> Stated exercise
The listing below must be repeated word for word, with its images excluded.

----

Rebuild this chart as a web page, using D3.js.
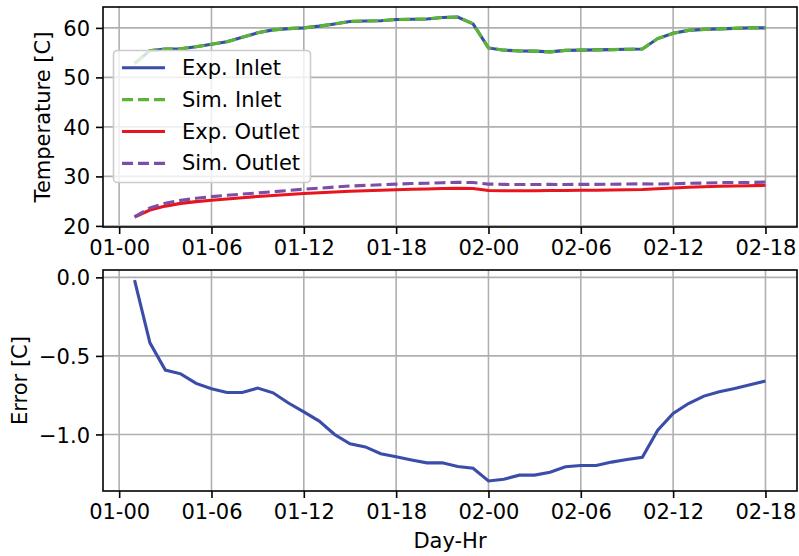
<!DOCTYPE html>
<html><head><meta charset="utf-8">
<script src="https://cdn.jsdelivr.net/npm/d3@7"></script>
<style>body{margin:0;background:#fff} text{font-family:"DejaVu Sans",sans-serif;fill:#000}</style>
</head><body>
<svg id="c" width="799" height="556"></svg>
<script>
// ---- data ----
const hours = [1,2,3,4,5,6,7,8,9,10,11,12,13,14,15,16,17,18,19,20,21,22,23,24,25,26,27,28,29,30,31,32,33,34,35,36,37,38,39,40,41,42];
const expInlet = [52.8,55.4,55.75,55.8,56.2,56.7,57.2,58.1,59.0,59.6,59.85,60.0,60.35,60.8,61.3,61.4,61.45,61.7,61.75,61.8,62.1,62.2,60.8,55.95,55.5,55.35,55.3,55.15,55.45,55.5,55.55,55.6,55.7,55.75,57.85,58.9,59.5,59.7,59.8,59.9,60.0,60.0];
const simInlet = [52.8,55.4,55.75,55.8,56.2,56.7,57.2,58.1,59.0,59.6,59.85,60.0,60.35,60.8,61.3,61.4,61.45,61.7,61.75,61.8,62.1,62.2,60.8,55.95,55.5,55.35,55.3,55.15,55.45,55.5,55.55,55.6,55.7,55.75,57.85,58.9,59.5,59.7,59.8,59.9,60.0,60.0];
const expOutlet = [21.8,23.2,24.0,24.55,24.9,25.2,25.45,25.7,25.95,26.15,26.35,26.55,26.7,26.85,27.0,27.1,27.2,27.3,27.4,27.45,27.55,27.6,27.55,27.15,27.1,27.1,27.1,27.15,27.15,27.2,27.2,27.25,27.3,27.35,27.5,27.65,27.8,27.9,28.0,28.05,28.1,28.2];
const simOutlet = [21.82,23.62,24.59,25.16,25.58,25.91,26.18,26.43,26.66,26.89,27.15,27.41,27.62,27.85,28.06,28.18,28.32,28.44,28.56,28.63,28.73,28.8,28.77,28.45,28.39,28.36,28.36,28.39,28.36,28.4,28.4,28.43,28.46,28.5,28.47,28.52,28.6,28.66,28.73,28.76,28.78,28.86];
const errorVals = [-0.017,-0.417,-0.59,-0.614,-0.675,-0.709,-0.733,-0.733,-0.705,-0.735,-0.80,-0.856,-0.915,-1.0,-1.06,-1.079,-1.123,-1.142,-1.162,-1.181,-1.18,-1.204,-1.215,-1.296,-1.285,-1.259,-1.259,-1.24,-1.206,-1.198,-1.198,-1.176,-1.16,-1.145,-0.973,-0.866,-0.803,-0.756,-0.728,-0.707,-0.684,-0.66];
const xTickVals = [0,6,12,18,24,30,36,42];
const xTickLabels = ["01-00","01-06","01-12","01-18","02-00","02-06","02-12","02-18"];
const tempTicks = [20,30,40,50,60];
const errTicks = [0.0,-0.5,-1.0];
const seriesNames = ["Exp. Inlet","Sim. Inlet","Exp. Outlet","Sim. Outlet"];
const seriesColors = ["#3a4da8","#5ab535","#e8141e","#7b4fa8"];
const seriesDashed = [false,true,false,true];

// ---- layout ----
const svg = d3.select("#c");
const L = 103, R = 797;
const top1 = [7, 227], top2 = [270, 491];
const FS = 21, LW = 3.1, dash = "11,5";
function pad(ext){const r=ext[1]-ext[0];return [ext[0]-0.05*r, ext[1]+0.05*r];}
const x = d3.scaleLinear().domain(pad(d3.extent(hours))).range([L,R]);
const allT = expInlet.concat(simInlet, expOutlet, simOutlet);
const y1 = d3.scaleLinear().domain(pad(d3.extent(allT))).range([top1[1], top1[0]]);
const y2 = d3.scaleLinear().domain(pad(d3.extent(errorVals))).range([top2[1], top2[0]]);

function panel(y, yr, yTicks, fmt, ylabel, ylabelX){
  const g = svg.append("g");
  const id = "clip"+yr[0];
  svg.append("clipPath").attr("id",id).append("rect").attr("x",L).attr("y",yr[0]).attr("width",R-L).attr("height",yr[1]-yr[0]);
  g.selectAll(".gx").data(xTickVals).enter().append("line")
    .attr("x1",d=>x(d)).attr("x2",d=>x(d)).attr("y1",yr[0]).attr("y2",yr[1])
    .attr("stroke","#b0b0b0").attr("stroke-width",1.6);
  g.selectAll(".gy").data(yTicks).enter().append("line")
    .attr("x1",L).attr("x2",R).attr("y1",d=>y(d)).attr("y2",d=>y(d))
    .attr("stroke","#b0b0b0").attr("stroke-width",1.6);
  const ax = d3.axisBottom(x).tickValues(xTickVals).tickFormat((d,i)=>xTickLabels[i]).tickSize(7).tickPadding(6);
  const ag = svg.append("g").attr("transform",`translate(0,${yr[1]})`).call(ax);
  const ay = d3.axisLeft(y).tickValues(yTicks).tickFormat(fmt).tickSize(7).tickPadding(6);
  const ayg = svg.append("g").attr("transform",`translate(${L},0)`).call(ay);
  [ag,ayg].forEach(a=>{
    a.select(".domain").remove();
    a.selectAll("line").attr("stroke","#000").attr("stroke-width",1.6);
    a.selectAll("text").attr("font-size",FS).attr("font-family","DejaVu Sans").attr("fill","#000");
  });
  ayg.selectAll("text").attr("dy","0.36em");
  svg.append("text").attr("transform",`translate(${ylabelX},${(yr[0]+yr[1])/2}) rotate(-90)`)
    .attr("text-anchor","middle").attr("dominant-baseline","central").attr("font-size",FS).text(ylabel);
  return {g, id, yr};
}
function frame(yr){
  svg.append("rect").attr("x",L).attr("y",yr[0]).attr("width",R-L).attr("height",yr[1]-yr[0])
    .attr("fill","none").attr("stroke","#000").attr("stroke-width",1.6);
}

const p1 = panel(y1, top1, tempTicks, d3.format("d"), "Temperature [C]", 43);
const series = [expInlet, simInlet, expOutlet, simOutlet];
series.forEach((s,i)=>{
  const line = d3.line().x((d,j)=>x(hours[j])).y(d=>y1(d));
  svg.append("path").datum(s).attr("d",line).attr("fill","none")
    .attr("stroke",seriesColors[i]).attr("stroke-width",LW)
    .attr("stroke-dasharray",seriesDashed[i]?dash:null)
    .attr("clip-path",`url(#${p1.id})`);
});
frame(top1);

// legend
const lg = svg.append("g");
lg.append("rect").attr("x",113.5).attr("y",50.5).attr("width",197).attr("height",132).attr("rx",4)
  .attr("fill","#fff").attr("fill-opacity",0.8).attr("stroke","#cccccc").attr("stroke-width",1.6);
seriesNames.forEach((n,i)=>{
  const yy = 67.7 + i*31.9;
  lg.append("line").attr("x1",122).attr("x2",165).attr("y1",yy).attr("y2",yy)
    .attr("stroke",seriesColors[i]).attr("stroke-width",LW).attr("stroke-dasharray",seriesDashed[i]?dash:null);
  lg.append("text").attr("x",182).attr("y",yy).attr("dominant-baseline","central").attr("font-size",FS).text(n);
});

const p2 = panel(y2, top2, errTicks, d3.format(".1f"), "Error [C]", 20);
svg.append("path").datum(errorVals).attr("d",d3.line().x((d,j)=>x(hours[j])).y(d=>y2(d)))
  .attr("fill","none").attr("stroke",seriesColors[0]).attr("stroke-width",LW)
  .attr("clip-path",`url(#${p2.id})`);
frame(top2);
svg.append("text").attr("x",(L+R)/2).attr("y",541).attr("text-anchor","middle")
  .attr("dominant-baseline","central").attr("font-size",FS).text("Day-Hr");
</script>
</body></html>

----

> Answer to this problem
Rebuild this chart as a web page, using D3.js.
<!DOCTYPE html>
<html><head><meta charset="utf-8">
<script src="https://cdn.jsdelivr.net/npm/d3@7"></script>
<style>body{margin:0;background:#fff} text{font-family:"DejaVu Sans",sans-serif;fill:#000}</style>
</head><body>
<svg id="c" width="799" height="556"></svg>
<script>
// ---- data ----
const hours = [1,2,3,4,5,6,7,8,9,10,11,12,13,14,15,16,17,18,19,20,21,22,23,24,25,26,27,28,29,30,31,32,33,34,35,36,37,38,39,40,41,42];
const expInlet = [52.8,55.4,55.75,55.8,56.2,56.7,57.2,58.1,59.0,59.6,59.85,60.0,60.35,60.8,61.3,61.4,61.45,61.7,61.75,61.8,62.1,62.2,60.8,55.95,55.5,55.35,55.3,55.15,55.45,55.5,55.55,55.6,55.7,55.75,57.85,58.9,59.5,59.7,59.8,59.9,60.0,60.0];
const simInlet = [52.8,55.4,55.75,55.8,56.2,56.7,57.2,58.1,59.0,59.6,59.85,60.0,60.35,60.8,61.3,61.4,61.45,61.7,61.75,61.8,62.1,62.2,60.8,55.95,55.5,55.35,55.3,55.15,55.45,55.5,55.55,55.6,55.7,55.75,57.85,58.9,59.5,59.7,59.8,59.9,60.0,60.0];
const expOutlet = [21.8,23.2,24.0,24.55,24.9,25.2,25.45,25.7,25.95,26.15,26.35,26.55,26.7,26.85,27.0,27.1,27.2,27.3,27.4,27.45,27.55,27.6,27.55,27.15,27.1,27.1,27.1,27.15,27.15,27.2,27.2,27.25,27.3,27.35,27.5,27.65,27.8,27.9,28.0,28.05,28.1,28.2];
const simOutlet = [21.82,23.62,24.59,25.16,25.58,25.91,26.18,26.43,26.66,26.89,27.15,27.41,27.62,27.85,28.06,28.18,28.32,28.44,28.56,28.63,28.73,28.8,28.77,28.45,28.39,28.36,28.36,28.39,28.36,28.4,28.4,28.43,28.46,28.5,28.47,28.52,28.6,28.66,28.73,28.76,28.78,28.86];
const errorVals = [-0.017,-0.417,-0.59,-0.614,-0.675,-0.709,-0.733,-0.733,-0.705,-0.735,-0.80,-0.856,-0.915,-1.0,-1.06,-1.079,-1.123,-1.142,-1.162,-1.181,-1.18,-1.204,-1.215,-1.296,-1.285,-1.259,-1.259,-1.24,-1.206,-1.198,-1.198,-1.176,-1.16,-1.145,-0.973,-0.866,-0.803,-0.756,-0.728,-0.707,-0.684,-0.66];
const xTickVals = [0,6,12,18,24,30,36,42];
const xTickLabels = ["01-00","01-06","01-12","01-18","02-00","02-06","02-12","02-18"];
const tempTicks = [20,30,40,50,60];
const errTicks = [0.0,-0.5,-1.0];
const seriesNames = ["Exp. Inlet","Sim. Inlet","Exp. Outlet","Sim. Outlet"];
const seriesColors = ["#3a4da8","#5ab535","#e8141e","#7b4fa8"];
const seriesDashed = [false,true,false,true];

// ---- layout ----
const svg = d3.select("#c");
const L = 103, R = 797;
const top1 = [7, 227], top2 = [270, 491];
const FS = 21, LW = 3.1, dash = "11,5";
function pad(ext){const r=ext[1]-ext[0];return [ext[0]-0.05*r, ext[1]+0.05*r];}
const x = d3.scaleLinear().domain(pad(d3.extent(hours))).range([L,R]);
const allT = expInlet.concat(simInlet, expOutlet, simOutlet);
const y1 = d3.scaleLinear().domain(pad(d3.extent(allT))).range([top1[1], top1[0]]);
const y2 = d3.scaleLinear().domain(pad(d3.extent(errorVals))).range([top2[1], top2[0]]);

function panel(y, yr, yTicks, fmt, ylabel, ylabelX){
  const g = svg.append("g");
  const id = "clip"+yr[0];
  svg.append("clipPath").attr("id",id).append("rect").attr("x",L).attr("y",yr[0]).attr("width",R-L).attr("height",yr[1]-yr[0]);
  g.selectAll(".gx").data(xTickVals).enter().append("line")
    .attr("x1",d=>x(d)).attr("x2",d=>x(d)).attr("y1",yr[0]).attr("y2",yr[1])
    .attr("stroke","#b0b0b0").attr("stroke-width",1.6);
  g.selectAll(".gy").data(yTicks).enter().append("line")
    .attr("x1",L).attr("x2",R).attr("y1",d=>y(d)).attr("y2",d=>y(d))
    .attr("stroke","#b0b0b0").attr("stroke-width",1.6);
  const ax = d3.axisBottom(x).tickValues(xTickVals).tickFormat((d,i)=>xTickLabels[i]).tickSize(7).tickPadding(6);
  const ag = svg.append("g").attr("transform",`translate(0,${yr[1]})`).call(ax);
  const ay = d3.axisLeft(y).tickValues(yTicks).tickFormat(fmt).tickSize(7).tickPadding(6);
  const ayg = svg.append("g").attr("transform",`translate(${L},0)`).call(ay);
  [ag,ayg].forEach(a=>{
    a.select(".domain").remove();
    a.selectAll("line").attr("stroke","#000").attr("stroke-width",1.6);
    a.selectAll("text").attr("font-size",FS).attr("font-family","DejaVu Sans").attr("fill","#000");
  });
  ayg.selectAll("text").attr("dy","0.36em");
  svg.append("text").attr("transform",`translate(${ylabelX},${(yr[0]+yr[1])/2}) rotate(-90)`)
    .attr("text-anchor","middle").attr("dominant-baseline","central").attr("font-size",FS).text(ylabel);
  return {g, id, yr};
}
function frame(yr){
  svg.append("rect").attr("x",L).attr("y",yr[0]).attr("width",R-L).attr("height",yr[1]-yr[0])
    .attr("fill","none").attr("stroke","#000").attr("stroke-width",1.6);
}

const p1 = panel(y1, top1, tempTicks, d3.format("d"), "Temperature [C]", 43);
const series = [expInlet, simInlet, expOutlet, simOutlet];
series.forEach((s,i)=>{
  const line = d3.line().x((d,j)=>x(hours[j])).y(d=>y1(d));
  svg.append("path").datum(s).attr("d",line).attr("fill","none")
    .attr("stroke",seriesColors[i]).attr("stroke-width",LW)
    .attr("stroke-dasharray",seriesDashed[i]?dash:null)
    .attr("clip-path",`url(#${p1.id})`);
});
frame(top1);

// legend
const lg = svg.append("g");
lg.append("rect").attr("x",113.5).attr("y",50.5).attr("width",197).attr("height",132).attr("rx",4)
  .attr("fill","#fff").attr("fill-opacity",0.8).attr("stroke","#cccccc").attr("stroke-width",1.6);
seriesNames.forEach((n,i)=>{
  const yy = 67.7 + i*31.9;
  lg.append("line").attr("x1",122).attr("x2",165).attr("y1",yy).attr("y2",yy)
    .attr("stroke",seriesColors[i]).attr("stroke-width",LW).attr("stroke-dasharray",seriesDashed[i]?dash:null);
  lg.append("text").attr("x",182).attr("y",yy).attr("dominant-baseline","central").attr("font-size",FS).text(n);
});

const p2 = panel(y2, top2, errTicks, d3.format(".1f"), "Error [C]", 20);
svg.append("path").datum(errorVals).attr("d",d3.line().x((d,j)=>x(hours[j])).y(d=>y2(d)))
  .attr("fill","none").attr("stroke",seriesColors[0]).attr("stroke-width",LW)
  .attr("clip-path",`url(#${p2.id})`);
frame(top2);
svg.append("text").attr("x",(L+R)/2).attr("y",541).attr("text-anchor","middle")
  .attr("dominant-baseline","central").attr("font-size",FS).text("Day-Hr");
</script>
</body></html>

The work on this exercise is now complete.